Untuk pasar negara berkembang dan ekonomi berkembang, guncangan tahun 2022 akan “membuka kembali luka ekonomi yang hanya sembuh sebagian setelah pandemi,” kata laporan itu.

IMF juga berbicara tentang prospek ekonomi yang “memburuk” dalam Laporan Stabilitas Keuangan Global, yang dirilis Selasa tepat setelah World Economic Outlook. “Lingkungan global rapuh dengan awan badai di cakrawala,” kata laporan itu.

Berbicara pada Pertemuan Tahunan Dana Moneter Internasional dan Kelompok Bank Dunia 2022, Axel Van Trotsenburg, direktur pelaksana operasi Bank Dunia, menggemakan sentimen dalam kedua laporan tersebut.

Laporan itu muncul saat analis memperdebatkan apakah Federal Reserve bertindak cukup cepat terhadap inflasi di AS. Sementara itu, Bank Sentral Eropa baru-baru ini memasuki wilayah suku bunga positif untuk pertama kalinya sejak 2014 dan Bank of England harus mengumumkan langkah-langkah tambahan minggu ini untuk menstabilkan ekonomi Inggris dan lonjakan imbal hasil obligasi yang tidak diinginkan.

Laporan Selasa menyarankan “pengetatan moneter yang ketat dan agresif” diperlukan, tetapi penurunan “besar” tidak “tidak terhindarkan,” mengutip pasar tenaga kerja yang ketat di AS dan Inggris.

AS sangat kuat di pasar tenaga kerja, kata Direktur Pelaksana IMF Kristalina Georgieva

Organisasi tersebut juga menyoroti bahwa “kebijakan fiskal tidak boleh bertentangan dengan upaya otoritas moneter untuk memadamkan inflasi.” Komentar tersebut mencerminkan pernyataan langka yang dikeluarkan akhir bulan lalu oleh IMF setelah Perdana Menteri Inggris Liz Truss menetapkan serangkaian pemotongan pajak. IMF menyarankan Truss harus “mengevaluasi kembali” paket fiskal.
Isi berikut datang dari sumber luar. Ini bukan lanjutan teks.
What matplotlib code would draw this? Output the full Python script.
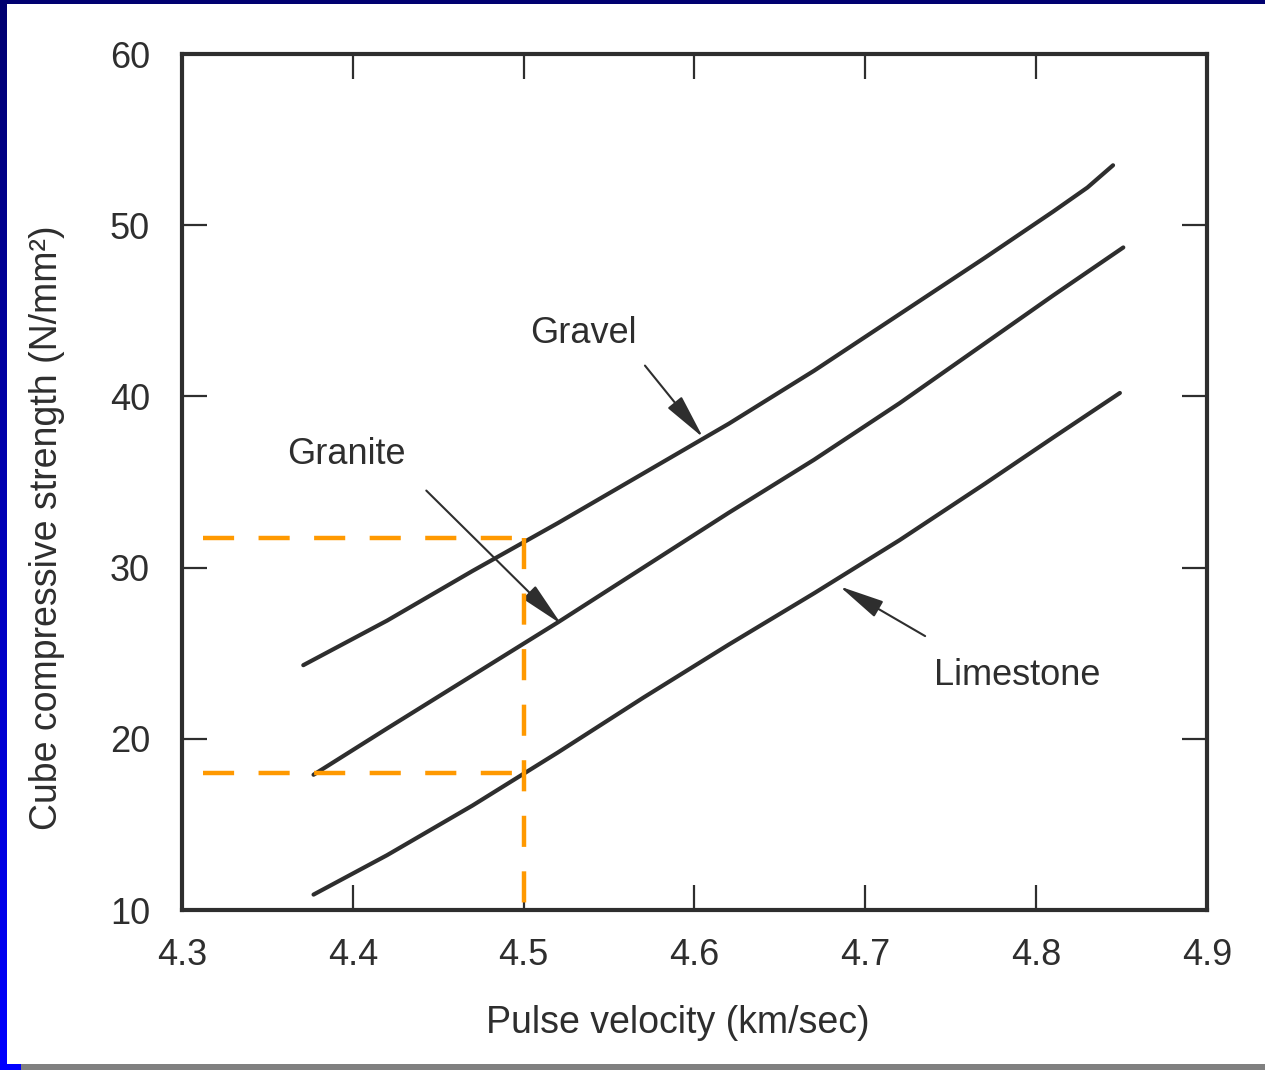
import matplotlib
matplotlib.use('Agg')
import matplotlib.pyplot as plt
import numpy as np
from matplotlib.patches import Rectangle
from matplotlib.colors import LinearSegmentedColormap

plt.rcParams['font.family'] = ['Liberation Sans', 'DejaVu Sans']

# ---- data ----
gravel_x = [4.371, 4.42, 4.47, 4.52, 4.57, 4.62, 4.67, 4.72, 4.77, 4.81, 4.83, 4.845]
gravel_y = [24.3, 26.9, 29.8, 32.6, 35.5, 38.4, 41.5, 44.8, 48.1, 50.8, 52.2, 53.5]

granite_x = [4.377, 4.42, 4.47, 4.52, 4.57, 4.62, 4.67, 4.72, 4.77, 4.81, 4.851]
granite_y = [17.9, 20.6, 23.7, 26.8, 30.0, 33.2, 36.3, 39.6, 43.1, 45.9, 48.7]

limestone_x = [4.377, 4.42, 4.47, 4.52, 4.57, 4.62, 4.67, 4.72, 4.77, 4.81, 4.849]
limestone_y = [10.9, 13.2, 16.1, 19.2, 22.4, 25.5, 28.5, 31.6, 34.9, 37.6, 40.2]

x_ticks = [4.3, 4.4, 4.5, 4.6, 4.7, 4.8, 4.9]
x_tick_labels = ['4.3', '4.4', '4.5', '4.6', '4.7', '4.8', '4.9']
y_ticks = [10, 20, 30, 40, 50, 60]
y_tick_labels = ['10', '20', '30', '40', '50', '60']

# guide lines (orange dashed)
guide_x = 4.5
guide_x_start = 4.312
guide_upper_y = 31.7
guide_lower_y = 18.0

labels = ['Gravel', 'Granite', 'Limestone']
label_text_xy = [(4.535, 43.7), (4.396, 36.6), (4.789, 23.7)]
label_arrow_start = [(4.571, 41.8), (4.443, 34.5), (4.735, 26.0)]
label_arrow_tip = [(4.605, 37.6), (4.522, 26.7), (4.685, 28.9)]

ink = '#2e2e2e'
orange = '#FF9900'

fig = plt.figure(figsize=(12.65, 10.70), dpi=100)
fig.patch.set_facecolor('white')

ax = fig.add_axes([182 / 1265, 1 - 910 / 1070, (1207 - 182) / 1265, (910 - 54) / 1070])
ax.set_xlim(4.3, 4.9)
ax.set_ylim(10, 60)

for xs, ys in [(gravel_x, gravel_y), (granite_x, granite_y), (limestone_x, limestone_y)]:
    ax.plot(xs, ys, color=ink, lw=3.0, solid_capstyle='round', solid_joinstyle='round', zorder=3)

dash = (7, 5.5)
ax.plot([guide_x_start, guide_x], [guide_upper_y, guide_upper_y], color=orange, lw=3.2,
        linestyle=(0, dash), zorder=4)
ax.plot([guide_x_start, guide_x], [guide_lower_y, guide_lower_y], color=orange, lw=3.2,
        linestyle=(0, dash), zorder=4)
ax.plot([guide_x, guide_x], [guide_upper_y, 10], color=orange, lw=3.2,
        linestyle=(0, dash), zorder=4)

for lab, txy, a0, a1 in zip(labels, label_text_xy, label_arrow_start, label_arrow_tip):
    ax.text(txy[0], txy[1], lab, fontsize=26, color=ink, ha='center', va='center')
    ax.annotate('', xy=a1, xytext=a0,
                arrowprops=dict(arrowstyle='-|>,head_length=1.0,head_width=0.2',
                                mutation_scale=28, lw=1.5, color=ink,
                                shrinkA=0, shrinkB=0))

ax.set_xticks(x_ticks)
ax.set_xticklabels(x_tick_labels)
ax.set_yticks(y_ticks)
ax.set_yticklabels(y_tick_labels)
ax.tick_params(direction='in', length=18, width=1.6, color=ink, top=True, right=True,
               labelsize=26, labelcolor=ink)
ax.tick_params(axis='x', pad=20)
ax.tick_params(axis='y', pad=23)

for s in ax.spines.values():
    s.set_linewidth(3.0)
    s.set_color(ink)

ax.set_xlabel('Pulse velocity (km/sec)', fontsize=27, color=ink, va='center')
ax.xaxis.set_label_coords((678 - 182) / 1025, (910 - 1023) / 856)
ax.set_ylabel('Cube compressive strength (N/mm²)', fontsize=27, color=ink, va='center')
ax.yaxis.set_label_coords((47 - 182) / 1025, (910 - 528) / 856)

# slide frame: top navy band, left blue gradient band, bottom grey band
W, H = 1265, 1070
fig.add_artist(Rectangle((0, 1 - 4 / H), 1, 4 / H, transform=fig.transFigure,
                         facecolor='#000070', edgecolor='none', zorder=10))
gax = fig.add_axes([0, 0, 6 / W, 1])
grad = np.linspace(0, 1, 256).reshape(-1, 1)
cmap = LinearSegmentedColormap.from_list('b', ['#000070', '#0000FF'])
gax.imshow(grad, aspect='auto', cmap=cmap, extent=[0, 1, 0, 1], origin='upper')
gax.set_axis_off()
fig.add_artist(Rectangle((21 / W, 0), 1, 6 / H, transform=fig.transFigure,
                         facecolor='#808080', edgecolor='none', zorder=10))
fig.add_artist(Rectangle((0, 0), 21 / W, 6 / H, transform=fig.transFigure,
                         facecolor='#0000FF', edgecolor='none', zorder=10))

fig.savefig('out.png', dpi=100)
Krisis energi juga sangat membebani ekonomi dunia, khususnya di Eropa, dan itu “bukan kejutan sementara,” menurut laporan itu.

“Penyelarasan kembali pasokan energi secara geopolitik setelah perang Rusia melawan Ukraina bersifat luas dan permanen,” tambah laporan itu. “Musim dingin 2022 akan menjadi tantangan bagi Eropa, tetapi musim dingin 2023 kemungkinan akan lebih buruk,” kata IMF.